The next day he didn’t come. He did the day after that – but had forgotten the Gaddis. He said he would go home to get it. I said it wasn’t necessary but he said, “It will help me be a conscious person.” When he returned, he said the book was a gift, so I made a gift of “Goshkin.”
Oh yeah…
Readers will also recall the landlord to whom I gave an “Outlaws…” to deliver to his tenant for which he was to return $15, which he had failed to do. After a couple reminders, the landlord honorably gave me the cash and said he would take over the risk of collection himself.
In other news…
1.) No word has reached me as to (a) if or when my next article will be up at TCJ or (b) how the formatting of my Dylan book is progressing. Not have I received any newly proofread chapters of my next comix collection. However, an additional proofreader may be stepping in to help. It is a question of the number of pages to be checked and the time within which to do it fit her own schedule.

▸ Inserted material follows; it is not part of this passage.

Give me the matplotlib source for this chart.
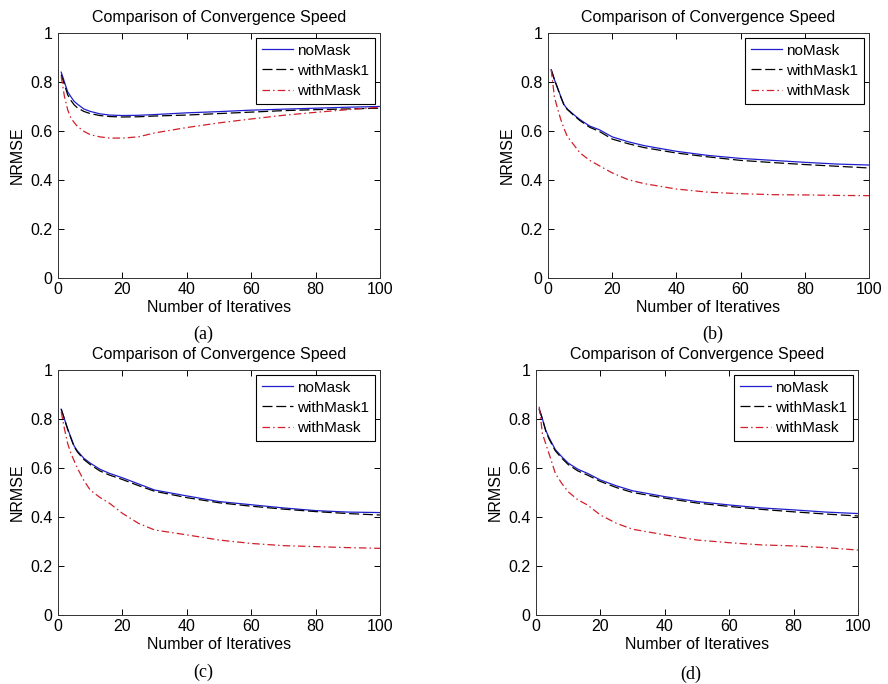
import matplotlib as mpl
mpl.use('Agg')
import numpy as np
import matplotlib.pyplot as plt

plt.rcParams['font.family'] = ['Liberation Sans', 'DejaVu Sans']

iters = [1, 2, 3, 4, 5, 6, 8, 10, 13, 16, 20, 25, 30, 40, 50, 60, 70, 80, 90, 100]

# (a)
a_nomask = [0.84, 0.80, 0.76, 0.74, 0.721, 0.71, 0.69, 0.68, 0.67, 0.665, 0.663, 0.664, 0.667,
            0.674, 0.679, 0.685, 0.689, 0.693, 0.697, 0.700]
a_mask1 = [0.83, 0.79, 0.748, 0.725, 0.707, 0.695, 0.68, 0.671, 0.663, 0.659, 0.657, 0.658, 0.661,
           0.665, 0.671, 0.677, 0.683, 0.687, 0.690, 0.693]
a_mask = [0.823, 0.741, 0.687, 0.653, 0.635, 0.619, 0.599, 0.585, 0.576, 0.571, 0.571, 0.576, 0.592,
          0.614, 0.633, 0.649, 0.664, 0.676, 0.687, 0.697]

# (b)
b_nomask = [0.85, 0.81, 0.776, 0.74, 0.707, 0.69, 0.667, 0.646, 0.62, 0.605, 0.576, 0.556, 0.54,
            0.517, 0.50, 0.488, 0.48, 0.472, 0.465, 0.461]
b_mask1 = [0.85, 0.81, 0.774, 0.738, 0.705, 0.688, 0.664, 0.642, 0.615, 0.598, 0.567, 0.548, 0.532,
           0.51, 0.494, 0.48, 0.471, 0.463, 0.456, 0.449]
b_mask = [0.85, 0.74, 0.69, 0.646, 0.61, 0.578, 0.544, 0.51, 0.48, 0.458, 0.429, 0.401, 0.385,
          0.363, 0.35, 0.344, 0.34, 0.339, 0.337, 0.336]

# (c)
c_nomask = [0.84, 0.80, 0.76, 0.725, 0.69, 0.67, 0.64, 0.62, 0.595, 0.578, 0.56, 0.535, 0.51,
            0.486, 0.463, 0.45, 0.437, 0.426, 0.42, 0.418]
c_mask1 = [0.84, 0.80, 0.758, 0.722, 0.687, 0.666, 0.635, 0.614, 0.588, 0.571, 0.553, 0.528, 0.505,
           0.479, 0.458, 0.444, 0.432, 0.422, 0.414, 0.408]
c_mask = [0.83, 0.76, 0.70, 0.66, 0.63, 0.60, 0.55, 0.51, 0.48, 0.456, 0.415, 0.374, 0.347,
          0.327, 0.306, 0.292, 0.283, 0.279, 0.275, 0.272]

# (d)
d_nomask = [0.84, 0.80, 0.755, 0.725, 0.70, 0.675, 0.646, 0.62, 0.595, 0.578, 0.551, 0.527, 0.507,
            0.483, 0.463, 0.449, 0.437, 0.429, 0.42, 0.414]
d_mask1 = [0.84, 0.80, 0.752, 0.72, 0.695, 0.67, 0.64, 0.614, 0.588, 0.571, 0.545, 0.52, 0.50,
           0.477, 0.457, 0.443, 0.431, 0.421, 0.412, 0.404]
d_mask = [0.85, 0.74, 0.70, 0.66, 0.62, 0.578, 0.537, 0.503, 0.47, 0.449, 0.408, 0.374, 0.35,
          0.327, 0.306, 0.295, 0.286, 0.282, 0.275, 0.265]

panels = [(a_nomask, a_mask1, a_mask), (b_nomask, b_mask1, b_mask),
          (c_nomask, c_mask1, c_mask), (d_nomask, d_mask1, d_mask)]
panel_labels = ['(a)', '(b)', '(c)', '(d)']
series_names = ['noMask', 'withMask1', 'withMask']

# axes rectangles in figure fraction (left, bottom, width, height)
rects = [(0.0653, 0.5936, 0.3626, 0.3582), (0.6171, 0.5936, 0.3615, 0.3582),
         (0.0653, 0.1009, 0.3626, 0.3582), (0.6036, 0.1009, 0.3626, 0.3582)]
label_pos = [(0.229, 0.505), (0.803, 0.505), (0.229, 0.010), (0.778, 0.007)]

fig = plt.figure(figsize=(8.88, 6.84), dpi=100)

for i in range(4):
    ax = fig.add_axes(rects[i])
    nm, m1, m = panels[i]
    ax.plot(iters, nm, color='#1f1fd0', lw=0.9, label=series_names[0])
    ax.plot(iters, m1, color='black', lw=0.9, ls=(0, (8, 3)), label=series_names[1])
    ax.plot(iters, m, color='#d0202a', lw=0.9, ls=(0, (6, 2.5, 1.2, 2.5)), label=series_names[2])
    ax.set_xlim(0, 100)
    ax.set_ylim(0, 1)
    ax.set_xticks([0, 20, 40, 60, 80, 100])
    ax.set_yticks([0, 0.2, 0.4, 0.6, 0.8, 1])
    ax.set_yticklabels(['0', '0.2', '0.4', '0.6', '0.8', '1'])
    ax.tick_params(direction='in', top=True, right=True, length=4, width=0.7,
                   labelsize=11.5)
    ax.tick_params(axis='y', pad=4)
    ax.tick_params(axis='x', pad=3)
    for s in ax.spines.values():
        s.set_linewidth(0.7)
        s.set_color('#333333')
    ax.set_title('Comparison of Convergence Speed', fontsize=11.5, pad=8)
    ax.set_xlabel('Number of Iteratives', fontsize=11.5, labelpad=2)
    ax.set_ylabel('NRMSE', fontsize=11.5, labelpad=4)
    leg = ax.legend(loc='upper right', fontsize=11, handlelength=2.0, handletextpad=0.3,
                    borderpad=0.4, labelspacing=0.4, fancybox=False, framealpha=1,
                    borderaxespad=0.3)
    leg.get_frame().set_edgecolor('black')
    leg.get_frame().set_linewidth(0.8)
    fig.text(label_pos[i][0], label_pos[i][1], panel_labels[i], ha='center',
             fontsize=13, family=['Liberation Serif', 'DejaVu Serif'])

fig.savefig('out.png', dpi=100)
plt.close()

2.) A fellow who is writing a book about a cartoonist I wrote about over 30 years ago has contacted me for I am apparently the greatest living expert on her life. At least I mention things about her in my article no one else does has mentioned anywhere. He wondered about my sources. However, some years ago, I told him, I had concluded that no university would be requesting my papers and, feeling embittered toward scholars, had cleared my files of drafts and notes. He said that was likely a mistake. “Academics have become increasingly interested in the study of comics (and…) some young upstarts (may want) to do an in-depth history of comics criticism.”
I did find a cassette tape of an interview with the cartoonist’s boyfriend but (a) the last time I listened to one of these tapes, time’s degradations had made the voice unrecognizable; (b) I no longer had a working device on which to listen to this one; and © the odds are I was interviewing the boy friend about something else entirely. I offered the fellow the tape and the chance to have his own Geraldo-Opens-Al-Capone’s-Vault moment.